PROBLEM TO SOLVE:
Copy out the whole listing exactly as written, leaving the pictures behind.

________

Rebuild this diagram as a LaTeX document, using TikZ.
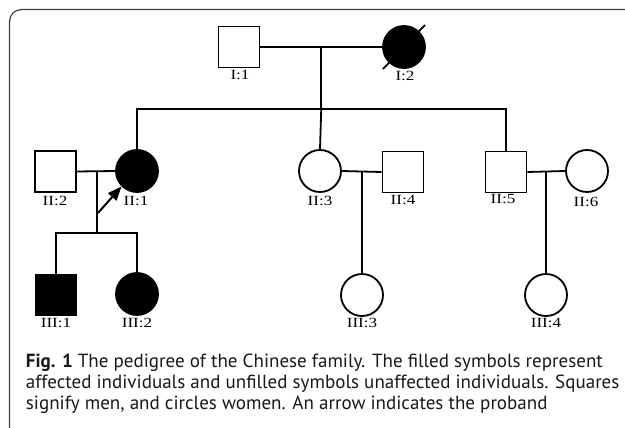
\documentclass[tikz,border=0pt]{standalone}
\usepackage{fontspec}
\setmainfont{Liberation Serif}
\newfontfamily\capfont{PT Sans}
\newfontfamily\lblfont[FakeStretch=1.22]{Liberation Serif}
\usetikzlibrary{arrows.meta,calc}
\newlength\mycapw
\begin{document}
\settowidth\mycapw{\capfont\fontsize{10}{12}\selectfont\textbf{Fig. 1} The pedigree of the Chinese family. The filled symbols represent}
\pgfmathsetmacro\mycapsize{10*577/\mycapw}
\begin{tikzpicture}[x=1pt,y=-1pt,line width=1.8pt,
  male/.style={draw,rectangle,minimum width=41pt,minimum height=41pt,inner sep=0pt},
  female/.style={draw,circle,minimum size=42pt,inner sep=0pt},
  aff/.style={fill=black},
  lbl/.style={inner sep=0pt,font=\lblfont\fontsize{14}{14}\selectfont},
  capline/.style={anchor=base west,inner sep=0pt,font=\capfont\fontsize{\mycapsize}{21}\selectfont,text=black!90}]
\useasboundingbox (0,0) rectangle (625,428);
\clip (0,0) rectangle (625,428);
\fill[white] (0,0) rectangle (625,428);
\draw[line width=1.2pt,rounded corners=12pt,black!75] (9.5,9.5) rectangle (660,440);
% generation I
\node[male] (i1) at (239,47) {};
\node[female,aff] (i2) at (404,47) {};
\draw ($(i2.center)+(21,-22)$) -- ($(i2.center)+(-21,22)$);
\node[lbl] (li1) at (240,75) {I:1};
\node[lbl] (li2) at (405,76) {I:2};
\draw (i1.east) -- (i2.west);
\coordinate (m1) at ($(i1.east)!0.5!(i2.west)$);
\coordinate (s1) at (m1 |- 0,109);
\draw (m1) -- (s1);
% generation II
\node[male] (ii2) at (55.5,171.5) {};
\node[female,aff] (ii1) at (137,171) {};
\node[female] (ii3) at (320,171) {};
\node[male] (ii4) at (403,172) {};
\node[male] (ii5) at (506,172) {};
\node[female] (ii6) at (587,171) {};
\node[lbl] (lii2) at (55,200.5) {II:2};
\node[lbl] (lii1) at (136,200.5) {II:1};
\node[lbl] (lii3) at (320,200.5) {II:3};
\node[lbl] (lii4) at (403,200) {II:4};
\node[lbl] (lii5) at (503,199) {II:5};
\node[lbl] (lii6) at (586,202) {II:6};
\draw (ii1.north) |- (s1) -| (ii5.north);
\draw (s1) -- (ii3.north);
% couples of generation II
\draw (ii2.east) -- (ii1.west);
\draw (ii3.east) -- (ii4.west);
\draw (ii5.east) -- (ii6.west);
\coordinate (m2) at (97,172);
\coordinate (s2) at (97,233);
\coordinate (m3) at (362,172);
\coordinate (m4) at (546,172);
% generation III
\node[male,aff] (iii1) at (56,295) {};
\node[female,aff] (iii2) at (137,294) {};
\node[female] (iii3) at (362,295) {};
\node[female] (iii4) at (546,295) {};
\node[lbl] (liii1) at (56,323) {III:1};
\node[lbl] (liii2) at (137,323) {III:2};
\node[lbl] (liii3) at (362,323) {III:3};
\node[lbl] (liii4) at (546,323) {III:4};
\draw (m2) -- (s2);
\draw (iii1.north) |- (s2) -| (iii2.north);
\draw (m3) -- (iii3.north);
\draw (m4) -- (iii4.north);
% proband arrow
\coordinate (at) at (98,213);
\draw[line width=2pt,-{Triangle[length=14pt,width=11pt]}] (at) -- (ii1.south west);
% caption
\node[capline] (cap1) at (25,367) {\textbf{Fig. 1} The pedigree of the Chinese family. The filled symbols represent};
\node[capline] (cap2) at (25,388) {affected individuals and unfilled symbols unaffected individuals. Squares};
\node[capline] (cap3) at (25,409) {signify men, and circles women. An arrow indicates the proband};
\end{tikzpicture}
\end{document}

________

ANSWER BELOW:
Rebuild this diagram as a LaTeX document, using TikZ.
\documentclass[tikz,border=0pt]{standalone}
\usepackage{fontspec}
\setmainfont{Liberation Serif}
\newfontfamily\capfont{PT Sans}
\newfontfamily\lblfont[FakeStretch=1.22]{Liberation Serif}
\usetikzlibrary{arrows.meta,calc}
\newlength\mycapw
\begin{document}
\settowidth\mycapw{\capfont\fontsize{10}{12}\selectfont\textbf{Fig. 1} The pedigree of the Chinese family. The filled symbols represent}
\pgfmathsetmacro\mycapsize{10*577/\mycapw}
\begin{tikzpicture}[x=1pt,y=-1pt,line width=1.8pt,
  male/.style={draw,rectangle,minimum width=41pt,minimum height=41pt,inner sep=0pt},
  female/.style={draw,circle,minimum size=42pt,inner sep=0pt},
  aff/.style={fill=black},
  lbl/.style={inner sep=0pt,font=\lblfont\fontsize{14}{14}\selectfont},
  capline/.style={anchor=base west,inner sep=0pt,font=\capfont\fontsize{\mycapsize}{21}\selectfont,text=black!90}]
\useasboundingbox (0,0) rectangle (625,428);
\clip (0,0) rectangle (625,428);
\fill[white] (0,0) rectangle (625,428);
\draw[line width=1.2pt,rounded corners=12pt,black!75] (9.5,9.5) rectangle (660,440);
% generation I
\node[male] (i1) at (239,47) {};
\node[female,aff] (i2) at (404,47) {};
\draw ($(i2.center)+(21,-22)$) -- ($(i2.center)+(-21,22)$);
\node[lbl] (li1) at (240,75) {I:1};
\node[lbl] (li2) at (405,76) {I:2};
\draw (i1.east) -- (i2.west);
\coordinate (m1) at ($(i1.east)!0.5!(i2.west)$);
\coordinate (s1) at (m1 |- 0,109);
\draw (m1) -- (s1);
% generation II
\node[male] (ii2) at (55.5,171.5) {};
\node[female,aff] (ii1) at (137,171) {};
\node[female] (ii3) at (320,171) {};
\node[male] (ii4) at (403,172) {};
\node[male] (ii5) at (506,172) {};
\node[female] (ii6) at (587,171) {};
\node[lbl] (lii2) at (55,200.5) {II:2};
\node[lbl] (lii1) at (136,200.5) {II:1};
\node[lbl] (lii3) at (320,200.5) {II:3};
\node[lbl] (lii4) at (403,200) {II:4};
\node[lbl] (lii5) at (503,199) {II:5};
\node[lbl] (lii6) at (586,202) {II:6};
\draw (ii1.north) |- (s1) -| (ii5.north);
\draw (s1) -- (ii3.north);
% couples of generation II
\draw (ii2.east) -- (ii1.west);
\draw (ii3.east) -- (ii4.west);
\draw (ii5.east) -- (ii6.west);
\coordinate (m2) at (97,172);
\coordinate (s2) at (97,233);
\coordinate (m3) at (362,172);
\coordinate (m4) at (546,172);
% generation III
\node[male,aff] (iii1) at (56,295) {};
\node[female,aff] (iii2) at (137,294) {};
\node[female] (iii3) at (362,295) {};
\node[female] (iii4) at (546,295) {};
\node[lbl] (liii1) at (56,323) {III:1};
\node[lbl] (liii2) at (137,323) {III:2};
\node[lbl] (liii3) at (362,323) {III:3};
\node[lbl] (liii4) at (546,323) {III:4};
\draw (m2) -- (s2);
\draw (iii1.north) |- (s2) -| (iii2.north);
\draw (m3) -- (iii3.north);
\draw (m4) -- (iii4.north);
% proband arrow
\coordinate (at) at (98,213);
\draw[line width=2pt,-{Triangle[length=14pt,width=11pt]}] (at) -- (ii1.south west);
% caption
\node[capline] (cap1) at (25,367) {\textbf{Fig. 1} The pedigree of the Chinese family. The filled symbols represent};
\node[capline] (cap2) at (25,388) {affected individuals and unfilled symbols unaffected individuals. Squares};
\node[capline] (cap3) at (25,409) {signify men, and circles women. An arrow indicates the proband};
\end{tikzpicture}
\end{document}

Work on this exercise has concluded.